At 71 years of age, Kauffman is the doyen of the group, and his ideas can be described as nothing short of wildly ambitious: “The aim of this research group is to create theory and experiments to produce at least one, or several, candidate evolving protocells in the next decade.” That is, creating life in a test tube from basic chemical ingredients.

Where did life come from?

Kauffman and his colleagues believe that the crucial step towards life was the formation of autocatalytic sets. An autocatalytic set is a group of molecules which undergo chemical reactions in which some of the molecules catalyze - that is, significantly increase the rate at which the reaction takes place - other reactions in the set. Importantly, though, all molecules mutually catalyze each other’s creation, meaning that autocatalytic sets are ‘self-sustaining’.  It’s thought that molecular reproduction and protocells then emerge from such a system.

“For a long time, it has been debated how likely it is that such autocatalytic sets exist in arbitrary chemical reaction systems,” said Wim Hordijk, a computational and bioinformatics specialist at the University of Lausanne in Switzerland.

“If I randomly throw a bunch of molecules together, and let them react according to the possible reactions between them, can I expect to see one or more of these autocatalytic sets? Some researchers believe they are very likely to occur. Others believe that it is almost impossible that they appear in a random chemistry – similar, they sometimes argue, to the question of what the probability is that a whirlwind blowing through a scrap yard will put together a Boeing 747,” Hordijk said.

Analyzing autocatalytic sets

Until now, little mathematical analysis has been done on this question.  But recently, Hordijk developed computer models to explore possibilities and scenarios for autocatalytic sets, in the hope that it could help others figure out how to set up laboratory experiments that would otherwise be too expensive and time-consuming without this prior knowledge.

“So far we have used our own personal computers or relatively small computer cluster to run our simulations on. However, we have already run into limitations in terms of available computing power,” Hordijk said.

Hordijk and his colleague Mike Steel have developed a model of a chemical reaction system where the probability of an arbitrary molecule being a catalyst for an arbitrary reaction was two in a million, a probability that is “chemically plausible” he said.
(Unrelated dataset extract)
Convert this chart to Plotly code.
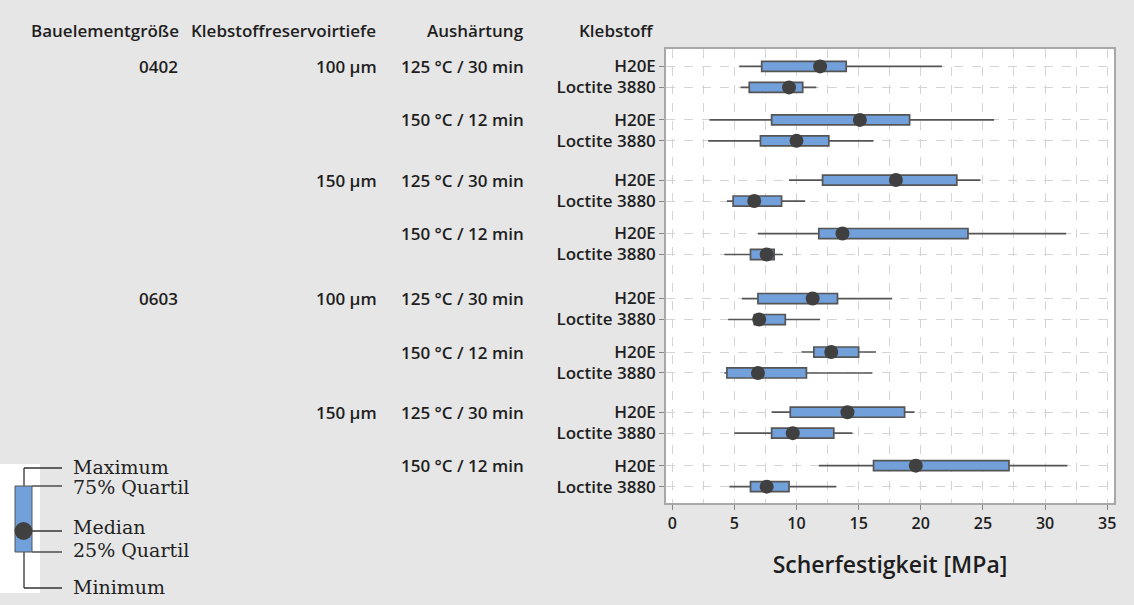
import plotly.graph_objects as go

# Factor levels per row (top to bottom)
bauelement = ["0402"] * 8 + ["0603"] * 8
reservoir = (["100 µm"] * 4 + ["150 µm"] * 4) * 2
aushaertung = (["125 °C / 30 min"] * 2 + ["150 °C / 12 min"] * 2) * 4
klebstoff = ["H20E", "Loctite 3880"] * 8

# Shear strength statistics [MPa]
minimum = [5.4, 5.5, 3.0, 2.9, 9.4, 4.4, 6.9, 4.2, 5.6, 4.5, 10.4, 4.2, 8.0, 5.0, 11.8, 4.6]
q1 = [7.2, 6.2, 8.0, 7.1, 12.1, 4.9, 11.8, 6.3, 6.9, 6.6, 11.4, 4.4, 9.5, 8.0, 16.2, 6.3]
median = [11.9, 9.4, 15.1, 10.0, 18.0, 6.6, 13.7, 7.6, 11.3, 7.0, 12.8, 6.9, 14.1, 9.7, 19.6, 7.6]
q3 = [14.0, 10.5, 19.1, 12.6, 22.9, 8.8, 23.8, 8.2, 13.3, 9.1, 15.0, 10.8, 18.7, 13.0, 27.1, 9.4]
maximum = [21.7, 11.6, 25.9, 16.2, 24.8, 10.7, 31.7, 8.9, 17.7, 11.9, 16.4, 16.1, 19.5, 14.5, 31.8, 13.2]

x_ticks = [0, 5, 10, 15, 20, 25, 30, 35]

# Row positions: larger gaps between higher-level groups
GAP_PAIR, GAP_AUS, GAP_RES, GAP_BAU = 1.0, 1.55, 1.87, 2.1
pos = [0.0]
for i in range(1, len(klebstoff)):
    if bauelement[i] != bauelement[i - 1]:
        step = GAP_BAU
    elif reservoir[i] != reservoir[i - 1]:
        step = GAP_RES
    elif aushaertung[i] != aushaertung[i - 1]:
        step = GAP_AUS
    else:
        step = GAP_PAIR
    pos.append(pos[-1] + step)

W, H = 1134, 605
L, R, T, B = 666, 20, 49, 102
PW, PH = W - L - R, H - T - B


def px(x):
    return (x - L) / PW


def py(y):
    return (H - B - y) / PH


TEXT = "#1e1e1e"
FONT = "Open Sans"
LABEL_FONT = dict(family=FONT, size=17, color=TEXT, weight=600)

fig = go.Figure()

fig.add_trace(go.Box(
    y=pos, q1=q1, median=median, q3=q3,
    lowerfence=minimum, upperfence=maximum,
    orientation="h", width=0.48, whiskerwidth=0,
    fillcolor="#72a0da", line=dict(color="#555555", width=1.7),
    boxpoints=False, showlegend=False, hoverinfo="skip",
))

fig.add_trace(go.Scatter(
    x=median, y=pos, mode="markers",
    marker=dict(size=14, color="#404040"),
    showlegend=False, hoverinfo="skip",
))

annotations = []
# Column headers
headers = [("Bauelementgröße", 181), ("Klebstoffreservoirtiefe", 378),
           ("Aushärtung", 526), ("Klebstoff", 656)]
for txt, xr in headers:
    annotations.append(dict(
        text=txt, x=px(xr), y=py(30), xref="paper", yref="paper",
        xanchor="right", yanchor="middle", showarrow=False, font=LABEL_FONT,
    ))

# Group labels shown at the first row of each group
for i in range(len(klebstoff)):
    new_b = i == 0 or bauelement[i] != bauelement[i - 1]
    new_r = new_b or reservoir[i] != reservoir[i - 1]
    new_a = new_r or aushaertung[i] != aushaertung[i - 1]
    for flag, txt, xr in ((new_b, bauelement[i], 180),
                          (new_r, reservoir[i], 379),
                          (new_a, aushaertung[i], 526)):
        if flag:
            annotations.append(dict(
                text=txt, x=px(xr), y=pos[i], xref="paper", yref="y",
                xanchor="right", yanchor="middle", showarrow=False,
                font=LABEL_FONT,
            ))

# Key explaining the box symbol
SERIF = dict(family="DejaVu Serif", size=19, color="#222222")
key_labels = [("Maximum", 467), ("75% Quartil", 487), ("Median", 527),
              ("25% Quartil", 550), ("Minimum", 587)]
for txt, yy in key_labels:
    annotations.append(dict(
        text=txt, x=px(71), y=py(yy), xref="paper", yref="paper",
        xanchor="left", yanchor="middle", showarrow=False, font=SERIF,
    ))

shapes = []
shapes.append(dict(type="rect", xref="paper", yref="paper",
                   x0=px(0), x1=px(40), y0=py(464), y1=py(593),
                   fillcolor="white", line=dict(width=0), layer="below"))
kl = dict(color="#333333", width=1.3)
for x0, x1, y0, y1 in [(24, 24, 468, 486), (24, 24, 552, 588),
                       (24, 62, 468, 468), (32, 62, 486, 486),
                       (24, 62, 531, 531), (32, 62, 552, 552),
                       (24, 62, 588, 588)]:
    shapes.append(dict(type="line", xref="paper", yref="paper",
                       x0=px(x0), x1=px(x1), y0=py(y0), y1=py(y1), line=kl))
shapes.append(dict(type="rect", xref="paper", yref="paper",
                   x0=px(15), x1=px(32), y0=py(486), y1=py(552),
                   fillcolor="#72a0da", line=dict(color="#555555", width=1)))
shapes.append(dict(type="circle", xref="paper", yref="paper",
                   x0=px(14.5), x1=px(32.5), y0=py(522), y1=py(540),
                   fillcolor="#404040", line=dict(width=0)))

GRID = "#d4d4d4"
fig.update_layout(
    width=W, height=H,
    margin=dict(l=L, r=R, t=T, b=B),
    paper_bgcolor="#e6e6e6", plot_bgcolor="white",
    annotations=annotations, shapes=shapes,
    xaxis=dict(
        range=[-0.5, 35.55], tickvals=x_ticks, ticks="outside", ticklen=5,
        tickcolor="#888888", showline=True, linecolor="#a8a8a8", linewidth=1.5,
        mirror=True, showgrid=True, gridcolor=GRID, griddash="dash",
        zeroline=False,
        minor=dict(dtick=2.5, tick0=0, showgrid=True, gridcolor=GRID,
                   griddash="dash", ticklen=0),
        tickfont=dict(family=FONT, size=16, color=TEXT, weight=600),
        title=dict(text="Scherfestigkeit [MPa]", standoff=24,
                   font=dict(family=FONT, size=23, color=TEXT, weight=600)),
    ),
    yaxis=dict(
        range=[pos[-1] + 0.78, -0.83], tickvals=pos, ticktext=klebstoff,
        ticks="outside", ticklen=5, tickcolor="#888888",
        showline=True, linecolor="#a8a8a8", linewidth=1.5, mirror=True,
        showgrid=True, gridcolor=GRID, griddash="dash", zeroline=False,
        tickfont=LABEL_FONT,
    ),
)

fig.write_html("out.html")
Running this model on the LHC computing grid, he found that, with this level of catalysis, a set of about 65,000 different molecule types or more will have a high probability of forming an autocatalytic set. This is actually reasonable for a chemist in a laboratory to test, he said.

“We are hoping to use the computing grid to perform [future] simulations and analyses, which would enable us to go much further and deeper than we have been able to do so far. We have already done some small test runs just to make sure our software runs on the LHC grid [facilitated by the ATLAS experiment], which seems to be the case,” Hordijk happily reported.

“New science can arise in unexpected ways”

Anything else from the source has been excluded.